Lines from the one containing "Recreate this image" to the one containing "counts_lumefantrine, counts_mefloquine, counts_quinine]", both lines included, are to be extracted exactly from the data below; pictures are excluded.

## Records for processing
────────────────

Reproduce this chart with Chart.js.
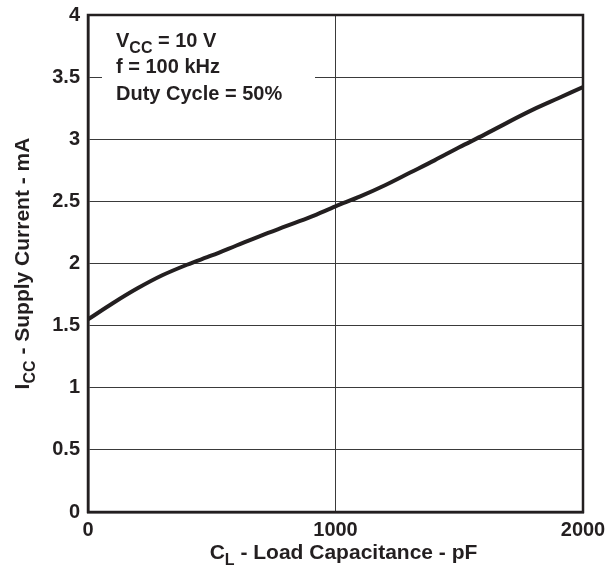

────────────────

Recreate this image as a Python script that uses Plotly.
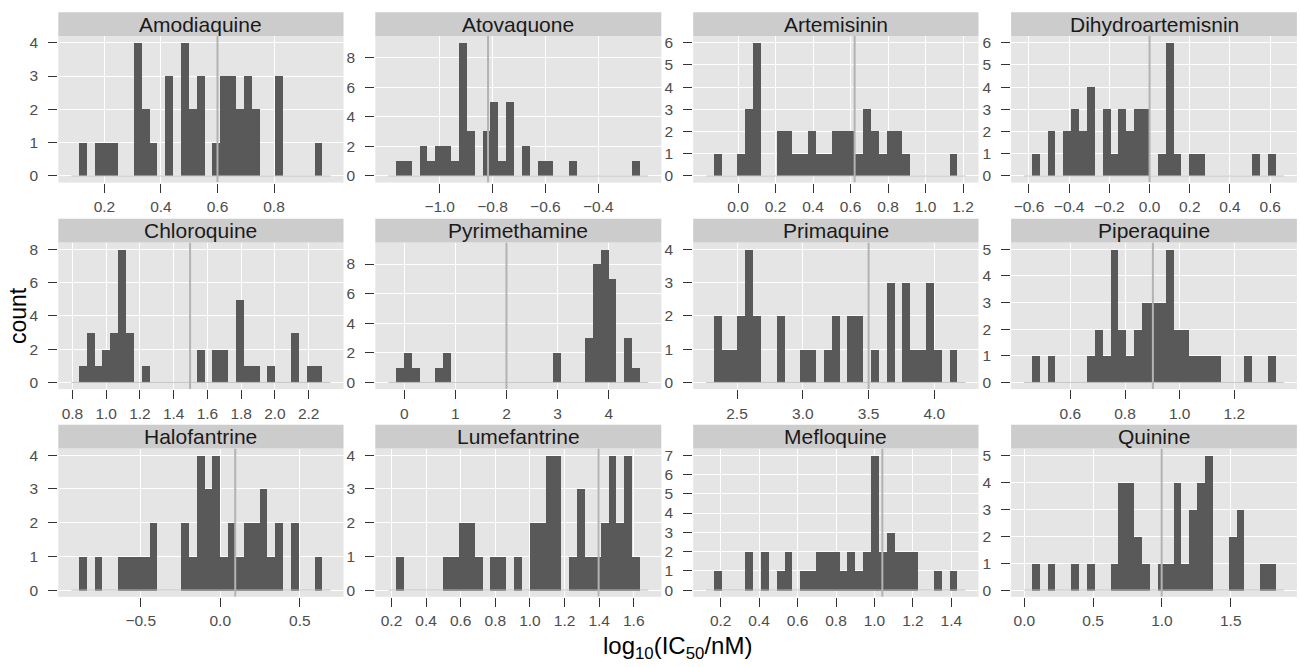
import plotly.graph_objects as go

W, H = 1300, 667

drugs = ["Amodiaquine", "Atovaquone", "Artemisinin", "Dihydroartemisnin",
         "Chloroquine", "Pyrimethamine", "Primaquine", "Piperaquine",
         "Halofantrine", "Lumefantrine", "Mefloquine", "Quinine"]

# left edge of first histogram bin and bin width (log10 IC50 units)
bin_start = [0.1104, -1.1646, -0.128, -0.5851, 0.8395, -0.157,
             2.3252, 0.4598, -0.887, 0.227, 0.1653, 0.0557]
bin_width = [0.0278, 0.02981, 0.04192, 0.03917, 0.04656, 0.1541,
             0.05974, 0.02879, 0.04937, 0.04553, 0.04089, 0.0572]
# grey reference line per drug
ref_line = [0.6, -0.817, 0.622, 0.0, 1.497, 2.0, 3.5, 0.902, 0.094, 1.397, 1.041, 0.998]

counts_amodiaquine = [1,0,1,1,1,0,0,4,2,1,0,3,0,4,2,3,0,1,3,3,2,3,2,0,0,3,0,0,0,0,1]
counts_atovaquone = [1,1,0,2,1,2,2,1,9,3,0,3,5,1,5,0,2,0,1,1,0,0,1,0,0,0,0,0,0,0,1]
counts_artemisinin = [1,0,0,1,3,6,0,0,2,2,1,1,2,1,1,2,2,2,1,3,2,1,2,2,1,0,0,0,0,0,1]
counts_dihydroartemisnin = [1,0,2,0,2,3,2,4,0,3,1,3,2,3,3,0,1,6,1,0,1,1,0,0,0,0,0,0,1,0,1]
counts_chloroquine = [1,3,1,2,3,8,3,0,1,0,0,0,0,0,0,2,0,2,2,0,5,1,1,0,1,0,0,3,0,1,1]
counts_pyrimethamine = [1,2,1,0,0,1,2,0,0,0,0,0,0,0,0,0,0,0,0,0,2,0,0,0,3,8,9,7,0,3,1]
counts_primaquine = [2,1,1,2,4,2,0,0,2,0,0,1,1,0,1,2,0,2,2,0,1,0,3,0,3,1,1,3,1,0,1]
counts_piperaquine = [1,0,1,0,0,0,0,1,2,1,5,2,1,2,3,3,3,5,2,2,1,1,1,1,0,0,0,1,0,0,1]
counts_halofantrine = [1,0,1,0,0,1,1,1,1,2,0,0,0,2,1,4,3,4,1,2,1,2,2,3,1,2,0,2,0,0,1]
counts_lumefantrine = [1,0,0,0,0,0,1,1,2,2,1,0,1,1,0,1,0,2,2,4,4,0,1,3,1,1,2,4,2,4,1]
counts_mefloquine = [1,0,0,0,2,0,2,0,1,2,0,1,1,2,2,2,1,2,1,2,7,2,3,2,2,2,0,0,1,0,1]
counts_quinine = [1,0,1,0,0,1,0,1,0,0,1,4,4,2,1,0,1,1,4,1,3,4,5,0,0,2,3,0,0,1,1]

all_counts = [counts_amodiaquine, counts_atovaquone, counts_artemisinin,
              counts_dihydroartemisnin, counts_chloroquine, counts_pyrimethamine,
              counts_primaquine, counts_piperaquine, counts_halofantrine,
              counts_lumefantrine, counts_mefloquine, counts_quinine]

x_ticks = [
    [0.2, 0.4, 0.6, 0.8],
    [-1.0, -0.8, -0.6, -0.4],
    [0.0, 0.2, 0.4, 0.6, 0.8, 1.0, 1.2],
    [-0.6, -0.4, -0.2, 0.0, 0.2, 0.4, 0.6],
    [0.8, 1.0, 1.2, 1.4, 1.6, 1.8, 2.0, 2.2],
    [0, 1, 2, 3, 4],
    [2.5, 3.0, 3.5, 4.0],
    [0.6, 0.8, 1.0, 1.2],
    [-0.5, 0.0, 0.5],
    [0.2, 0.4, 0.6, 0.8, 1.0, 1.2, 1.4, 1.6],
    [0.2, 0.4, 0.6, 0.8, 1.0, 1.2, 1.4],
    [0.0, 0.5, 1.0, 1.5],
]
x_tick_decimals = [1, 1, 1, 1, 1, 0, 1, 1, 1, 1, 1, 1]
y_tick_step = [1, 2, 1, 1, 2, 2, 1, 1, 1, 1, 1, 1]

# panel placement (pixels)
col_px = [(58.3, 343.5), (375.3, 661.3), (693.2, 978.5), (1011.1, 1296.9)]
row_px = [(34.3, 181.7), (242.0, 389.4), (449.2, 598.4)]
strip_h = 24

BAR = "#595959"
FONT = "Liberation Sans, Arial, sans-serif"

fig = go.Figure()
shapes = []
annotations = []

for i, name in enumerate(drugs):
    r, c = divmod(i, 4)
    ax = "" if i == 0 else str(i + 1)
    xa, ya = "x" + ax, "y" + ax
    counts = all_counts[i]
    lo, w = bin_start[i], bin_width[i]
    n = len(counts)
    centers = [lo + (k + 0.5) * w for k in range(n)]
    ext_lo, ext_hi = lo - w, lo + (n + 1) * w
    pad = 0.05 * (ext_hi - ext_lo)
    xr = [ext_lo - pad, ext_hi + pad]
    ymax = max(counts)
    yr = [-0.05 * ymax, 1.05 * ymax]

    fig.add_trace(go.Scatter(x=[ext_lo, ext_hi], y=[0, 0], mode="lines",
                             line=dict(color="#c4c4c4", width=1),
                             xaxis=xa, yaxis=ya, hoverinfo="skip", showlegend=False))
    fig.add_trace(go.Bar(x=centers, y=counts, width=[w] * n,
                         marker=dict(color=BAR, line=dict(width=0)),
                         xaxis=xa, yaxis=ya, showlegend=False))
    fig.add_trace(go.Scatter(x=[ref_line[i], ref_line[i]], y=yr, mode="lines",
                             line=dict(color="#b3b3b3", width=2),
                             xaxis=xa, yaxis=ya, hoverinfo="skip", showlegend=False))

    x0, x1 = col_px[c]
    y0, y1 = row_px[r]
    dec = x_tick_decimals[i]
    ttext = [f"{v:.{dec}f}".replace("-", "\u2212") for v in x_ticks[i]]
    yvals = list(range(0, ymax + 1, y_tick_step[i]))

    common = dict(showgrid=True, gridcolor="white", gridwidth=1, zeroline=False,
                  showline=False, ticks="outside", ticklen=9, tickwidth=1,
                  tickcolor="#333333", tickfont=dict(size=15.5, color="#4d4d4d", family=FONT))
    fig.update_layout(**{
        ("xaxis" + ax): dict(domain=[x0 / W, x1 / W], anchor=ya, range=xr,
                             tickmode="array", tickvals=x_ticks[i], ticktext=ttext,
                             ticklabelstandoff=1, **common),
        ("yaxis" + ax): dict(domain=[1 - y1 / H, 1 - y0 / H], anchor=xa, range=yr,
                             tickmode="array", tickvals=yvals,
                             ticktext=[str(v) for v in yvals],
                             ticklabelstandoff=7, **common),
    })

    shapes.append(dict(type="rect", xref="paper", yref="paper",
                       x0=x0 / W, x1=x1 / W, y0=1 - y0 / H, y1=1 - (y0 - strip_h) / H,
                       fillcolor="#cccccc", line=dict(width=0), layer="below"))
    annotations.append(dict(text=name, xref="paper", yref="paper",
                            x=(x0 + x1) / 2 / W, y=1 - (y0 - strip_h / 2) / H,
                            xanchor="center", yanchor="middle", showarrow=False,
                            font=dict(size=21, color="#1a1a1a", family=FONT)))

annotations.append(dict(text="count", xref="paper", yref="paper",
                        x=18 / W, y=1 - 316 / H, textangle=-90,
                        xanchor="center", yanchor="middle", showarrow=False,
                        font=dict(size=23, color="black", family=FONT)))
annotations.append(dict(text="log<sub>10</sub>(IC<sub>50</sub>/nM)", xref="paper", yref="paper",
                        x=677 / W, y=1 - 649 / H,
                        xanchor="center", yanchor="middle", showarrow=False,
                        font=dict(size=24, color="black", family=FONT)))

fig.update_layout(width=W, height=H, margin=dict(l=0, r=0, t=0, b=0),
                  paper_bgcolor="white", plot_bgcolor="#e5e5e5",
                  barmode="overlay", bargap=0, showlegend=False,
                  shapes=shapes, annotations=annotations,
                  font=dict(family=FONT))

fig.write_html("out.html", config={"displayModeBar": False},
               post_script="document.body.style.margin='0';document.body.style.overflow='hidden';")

────────────────

## Answer for the task
Recreate this image as a Python script that uses Plotly.
import plotly.graph_objects as go

W, H = 1300, 667

drugs = ["Amodiaquine", "Atovaquone", "Artemisinin", "Dihydroartemisnin",
         "Chloroquine", "Pyrimethamine", "Primaquine", "Piperaquine",
         "Halofantrine", "Lumefantrine", "Mefloquine", "Quinine"]

# left edge of first histogram bin and bin width (log10 IC50 units)
bin_start = [0.1104, -1.1646, -0.128, -0.5851, 0.8395, -0.157,
             2.3252, 0.4598, -0.887, 0.227, 0.1653, 0.0557]
bin_width = [0.0278, 0.02981, 0.04192, 0.03917, 0.04656, 0.1541,
             0.05974, 0.02879, 0.04937, 0.04553, 0.04089, 0.0572]
# grey reference line per drug
ref_line = [0.6, -0.817, 0.622, 0.0, 1.497, 2.0, 3.5, 0.902, 0.094, 1.397, 1.041, 0.998]

counts_amodiaquine = [1,0,1,1,1,0,0,4,2,1,0,3,0,4,2,3,0,1,3,3,2,3,2,0,0,3,0,0,0,0,1]
counts_atovaquone = [1,1,0,2,1,2,2,1,9,3,0,3,5,1,5,0,2,0,1,1,0,0,1,0,0,0,0,0,0,0,1]
counts_artemisinin = [1,0,0,1,3,6,0,0,2,2,1,1,2,1,1,2,2,2,1,3,2,1,2,2,1,0,0,0,0,0,1]
counts_dihydroartemisnin = [1,0,2,0,2,3,2,4,0,3,1,3,2,3,3,0,1,6,1,0,1,1,0,0,0,0,0,0,1,0,1]
counts_chloroquine = [1,3,1,2,3,8,3,0,1,0,0,0,0,0,0,2,0,2,2,0,5,1,1,0,1,0,0,3,0,1,1]
counts_pyrimethamine = [1,2,1,0,0,1,2,0,0,0,0,0,0,0,0,0,0,0,0,0,2,0,0,0,3,8,9,7,0,3,1]
counts_primaquine = [2,1,1,2,4,2,0,0,2,0,0,1,1,0,1,2,0,2,2,0,1,0,3,0,3,1,1,3,1,0,1]
counts_piperaquine = [1,0,1,0,0,0,0,1,2,1,5,2,1,2,3,3,3,5,2,2,1,1,1,1,0,0,0,1,0,0,1]
counts_halofantrine = [1,0,1,0,0,1,1,1,1,2,0,0,0,2,1,4,3,4,1,2,1,2,2,3,1,2,0,2,0,0,1]
counts_lumefantrine = [1,0,0,0,0,0,1,1,2,2,1,0,1,1,0,1,0,2,2,4,4,0,1,3,1,1,2,4,2,4,1]
counts_mefloquine = [1,0,0,0,2,0,2,0,1,2,0,1,1,2,2,2,1,2,1,2,7,2,3,2,2,2,0,0,1,0,1]
counts_quinine = [1,0,1,0,0,1,0,1,0,0,1,4,4,2,1,0,1,1,4,1,3,4,5,0,0,2,3,0,0,1,1]

all_counts = [counts_amodiaquine, counts_atovaquone, counts_artemisinin,
              counts_dihydroartemisnin, counts_chloroquine, counts_pyrimethamine,
              counts_primaquine, counts_piperaquine, counts_halofantrine,
              counts_lumefantrine, counts_mefloquine, counts_quinine]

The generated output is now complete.